_DESCRIPTION OF THE TASK_
Copy the records that follow exactly as written, but not their pictures.
--- START GIVEN INFORMATION ---
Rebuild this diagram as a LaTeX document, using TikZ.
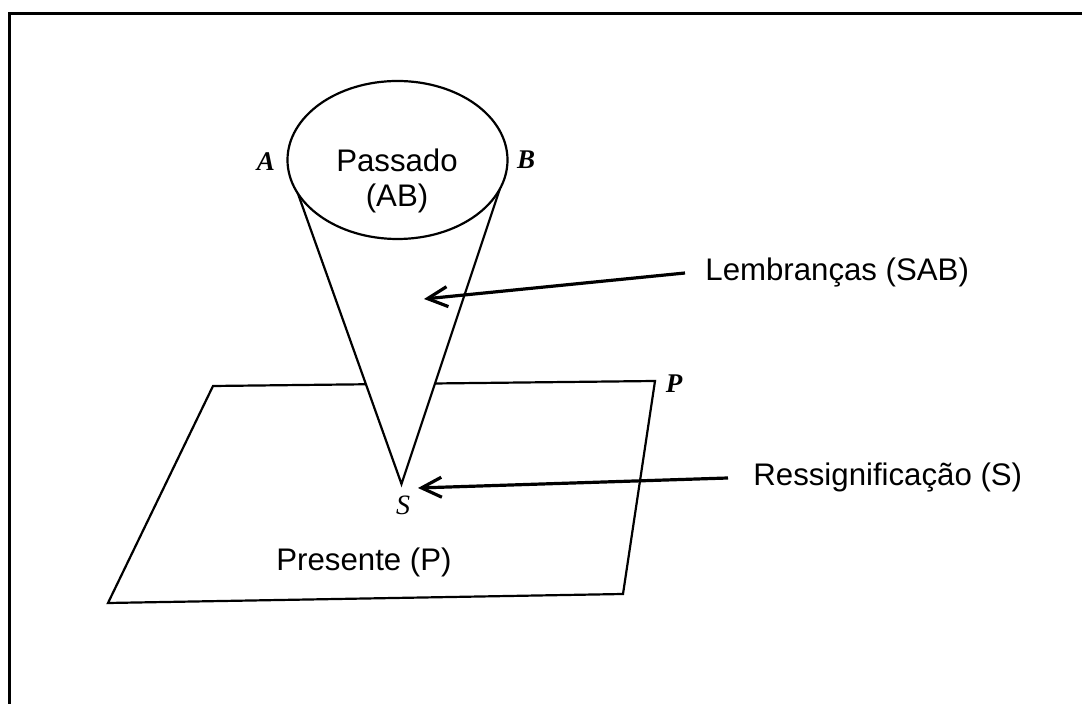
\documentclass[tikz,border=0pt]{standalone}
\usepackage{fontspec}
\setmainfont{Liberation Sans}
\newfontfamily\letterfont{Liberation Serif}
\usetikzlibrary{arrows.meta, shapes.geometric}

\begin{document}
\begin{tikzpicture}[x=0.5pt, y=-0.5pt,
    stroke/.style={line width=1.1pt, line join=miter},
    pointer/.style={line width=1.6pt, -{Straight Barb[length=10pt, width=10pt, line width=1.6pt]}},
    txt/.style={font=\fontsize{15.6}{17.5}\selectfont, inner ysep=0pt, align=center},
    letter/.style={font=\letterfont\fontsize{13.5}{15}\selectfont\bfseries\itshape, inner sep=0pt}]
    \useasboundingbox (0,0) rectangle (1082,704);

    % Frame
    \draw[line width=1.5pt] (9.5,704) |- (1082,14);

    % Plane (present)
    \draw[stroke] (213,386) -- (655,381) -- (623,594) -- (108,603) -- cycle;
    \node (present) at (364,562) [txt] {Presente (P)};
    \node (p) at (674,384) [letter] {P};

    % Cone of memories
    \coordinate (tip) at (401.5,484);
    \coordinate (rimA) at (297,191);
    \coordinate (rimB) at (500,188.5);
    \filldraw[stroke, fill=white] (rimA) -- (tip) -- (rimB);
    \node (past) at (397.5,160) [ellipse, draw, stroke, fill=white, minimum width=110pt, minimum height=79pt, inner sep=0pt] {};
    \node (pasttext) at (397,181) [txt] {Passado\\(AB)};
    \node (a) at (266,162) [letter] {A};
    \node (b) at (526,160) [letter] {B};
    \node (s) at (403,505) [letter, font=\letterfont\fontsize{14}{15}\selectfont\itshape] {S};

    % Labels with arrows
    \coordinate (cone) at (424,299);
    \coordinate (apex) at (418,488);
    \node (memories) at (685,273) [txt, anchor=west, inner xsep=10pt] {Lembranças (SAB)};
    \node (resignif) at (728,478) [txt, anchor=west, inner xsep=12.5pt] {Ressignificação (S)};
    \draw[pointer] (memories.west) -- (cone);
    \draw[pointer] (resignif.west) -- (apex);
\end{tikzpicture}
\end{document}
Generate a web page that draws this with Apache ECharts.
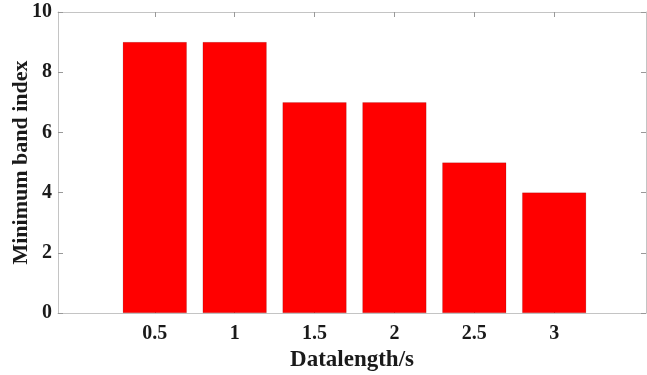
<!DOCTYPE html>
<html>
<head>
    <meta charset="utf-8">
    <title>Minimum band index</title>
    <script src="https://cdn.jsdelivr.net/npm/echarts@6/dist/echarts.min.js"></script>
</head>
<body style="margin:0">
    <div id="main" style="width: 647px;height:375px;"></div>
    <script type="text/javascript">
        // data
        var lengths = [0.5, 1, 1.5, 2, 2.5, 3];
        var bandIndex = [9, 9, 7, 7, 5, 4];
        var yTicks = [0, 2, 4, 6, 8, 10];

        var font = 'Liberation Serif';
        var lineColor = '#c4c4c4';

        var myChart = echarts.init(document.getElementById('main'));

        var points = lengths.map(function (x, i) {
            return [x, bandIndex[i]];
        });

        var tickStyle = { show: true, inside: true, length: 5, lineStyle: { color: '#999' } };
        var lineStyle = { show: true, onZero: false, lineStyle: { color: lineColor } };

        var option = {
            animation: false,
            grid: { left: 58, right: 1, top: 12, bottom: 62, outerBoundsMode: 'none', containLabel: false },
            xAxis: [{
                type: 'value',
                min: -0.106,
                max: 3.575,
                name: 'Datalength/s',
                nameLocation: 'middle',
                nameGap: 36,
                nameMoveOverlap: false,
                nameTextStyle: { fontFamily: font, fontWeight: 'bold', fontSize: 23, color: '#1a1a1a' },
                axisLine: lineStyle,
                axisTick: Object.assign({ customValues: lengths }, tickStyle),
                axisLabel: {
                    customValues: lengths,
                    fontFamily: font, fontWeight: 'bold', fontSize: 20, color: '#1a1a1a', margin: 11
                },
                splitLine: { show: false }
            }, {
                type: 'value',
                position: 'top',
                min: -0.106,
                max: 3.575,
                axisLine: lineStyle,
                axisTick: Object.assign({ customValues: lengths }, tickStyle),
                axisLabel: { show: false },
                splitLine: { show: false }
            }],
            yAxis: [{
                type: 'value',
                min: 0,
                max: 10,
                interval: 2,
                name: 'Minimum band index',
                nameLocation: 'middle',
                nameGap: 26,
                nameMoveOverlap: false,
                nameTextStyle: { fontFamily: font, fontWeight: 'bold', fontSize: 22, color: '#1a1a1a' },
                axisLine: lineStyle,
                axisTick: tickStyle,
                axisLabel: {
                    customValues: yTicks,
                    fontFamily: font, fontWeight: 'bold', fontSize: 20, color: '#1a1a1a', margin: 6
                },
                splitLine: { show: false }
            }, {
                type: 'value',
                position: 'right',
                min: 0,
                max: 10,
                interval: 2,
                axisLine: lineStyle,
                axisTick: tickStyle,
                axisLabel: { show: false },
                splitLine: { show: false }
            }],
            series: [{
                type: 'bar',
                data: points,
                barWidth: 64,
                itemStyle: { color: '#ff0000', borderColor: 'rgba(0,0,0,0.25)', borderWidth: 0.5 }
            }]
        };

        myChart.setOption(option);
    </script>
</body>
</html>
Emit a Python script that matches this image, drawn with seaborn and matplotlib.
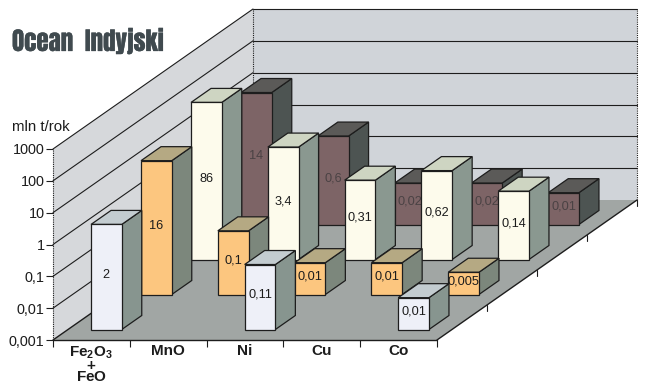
--- END GIVEN INFORMATION ---
_RESPONSE TO THIS TASK_
Rebuild this diagram as a LaTeX document, using TikZ.
\documentclass[tikz,border=0pt]{standalone}
\usepackage{fontspec}
\setmainfont{Liberation Sans}
\newfontfamily\letterfont{Liberation Serif}
\usetikzlibrary{arrows.meta, shapes.geometric}

\begin{document}
\begin{tikzpicture}[x=0.5pt, y=-0.5pt,
    stroke/.style={line width=1.1pt, line join=miter},
    pointer/.style={line width=1.6pt, -{Straight Barb[length=10pt, width=10pt, line width=1.6pt]}},
    txt/.style={font=\fontsize{15.6}{17.5}\selectfont, inner ysep=0pt, align=center},
    letter/.style={font=\letterfont\fontsize{13.5}{15}\selectfont\bfseries\itshape, inner sep=0pt}]
    \useasboundingbox (0,0) rectangle (1082,704);

    % Frame
    \draw[line width=1.5pt] (9.5,704) |- (1082,14);

    % Plane (present)
    \draw[stroke] (213,386) -- (655,381) -- (623,594) -- (108,603) -- cycle;
    \node (present) at (364,562) [txt] {Presente (P)};
    \node (p) at (674,384) [letter] {P};

    % Cone of memories
    \coordinate (tip) at (401.5,484);
    \coordinate (rimA) at (297,191);
    \coordinate (rimB) at (500,188.5);
    \filldraw[stroke, fill=white] (rimA) -- (tip) -- (rimB);
    \node (past) at (397.5,160) [ellipse, draw, stroke, fill=white, minimum width=110pt, minimum height=79pt, inner sep=0pt] {};
    \node (pasttext) at (397,181) [txt] {Passado\\(AB)};
    \node (a) at (266,162) [letter] {A};
    \node (b) at (526,160) [letter] {B};
    \node (s) at (403,505) [letter, font=\letterfont\fontsize{14}{15}\selectfont\itshape] {S};

    % Labels with arrows
    \coordinate (cone) at (424,299);
    \coordinate (apex) at (418,488);
    \node (memories) at (685,273) [txt, anchor=west, inner xsep=10pt] {Lembranças (SAB)};
    \node (resignif) at (728,478) [txt, anchor=west, inner xsep=12.5pt] {Ressignificação (S)};
    \draw[pointer] (memories.west) -- (cone);
    \draw[pointer] (resignif.west) -- (apex);
\end{tikzpicture}
\end{document}
Generate a web page that draws this with Apache ECharts.
<!DOCTYPE html>
<html>
<head>
    <meta charset="utf-8">
    <title>Minimum band index</title>
    <script src="https://cdn.jsdelivr.net/npm/echarts@6/dist/echarts.min.js"></script>
</head>
<body style="margin:0">
    <div id="main" style="width: 647px;height:375px;"></div>
    <script type="text/javascript">
        // data
        var lengths = [0.5, 1, 1.5, 2, 2.5, 3];
        var bandIndex = [9, 9, 7, 7, 5, 4];
        var yTicks = [0, 2, 4, 6, 8, 10];

        var font = 'Liberation Serif';
        var lineColor = '#c4c4c4';

        var myChart = echarts.init(document.getElementById('main'));

        var points = lengths.map(function (x, i) {
            return [x, bandIndex[i]];
        });

        var tickStyle = { show: true, inside: true, length: 5, lineStyle: { color: '#999' } };
        var lineStyle = { show: true, onZero: false, lineStyle: { color: lineColor } };

        var option = {
            animation: false,
            grid: { left: 58, right: 1, top: 12, bottom: 62, outerBoundsMode: 'none', containLabel: false },
            xAxis: [{
                type: 'value',
                min: -0.106,
                max: 3.575,
                name: 'Datalength/s',
                nameLocation: 'middle',
                nameGap: 36,
                nameMoveOverlap: false,
                nameTextStyle: { fontFamily: font, fontWeight: 'bold', fontSize: 23, color: '#1a1a1a' },
                axisLine: lineStyle,
                axisTick: Object.assign({ customValues: lengths }, tickStyle),
                axisLabel: {
                    customValues: lengths,
                    fontFamily: font, fontWeight: 'bold', fontSize: 20, color: '#1a1a1a', margin: 11
                },
                splitLine: { show: false }
            }, {
                type: 'value',
                position: 'top',
                min: -0.106,
                max: 3.575,
                axisLine: lineStyle,
                axisTick: Object.assign({ customValues: lengths }, tickStyle),
                axisLabel: { show: false },
                splitLine: { show: false }
            }],
            yAxis: [{
                type: 'value',
                min: 0,
                max: 10,
                interval: 2,
                name: 'Minimum band index',
                nameLocation: 'middle',
                nameGap: 26,
                nameMoveOverlap: false,
                nameTextStyle: { fontFamily: font, fontWeight: 'bold', fontSize: 22, color: '#1a1a1a' },
                axisLine: lineStyle,
                axisTick: tickStyle,
                axisLabel: {
                    customValues: yTicks,
                    fontFamily: font, fontWeight: 'bold', fontSize: 20, color: '#1a1a1a', margin: 6
                },
                splitLine: { show: false }
            }, {
                type: 'value',
                position: 'right',
                min: 0,
                max: 10,
                interval: 2,
                axisLine: lineStyle,
                axisTick: tickStyle,
                axisLabel: { show: false },
                splitLine: { show: false }
            }],
            series: [{
                type: 'bar',
                data: points,
                barWidth: 64,
                itemStyle: { color: '#ff0000', borderColor: 'rgba(0,0,0,0.25)', borderWidth: 0.5 }
            }]
        };

        myChart.setOption(option);
    </script>
</body>
</html>
Emit a Python script that matches this image, drawn with seaborn and matplotlib.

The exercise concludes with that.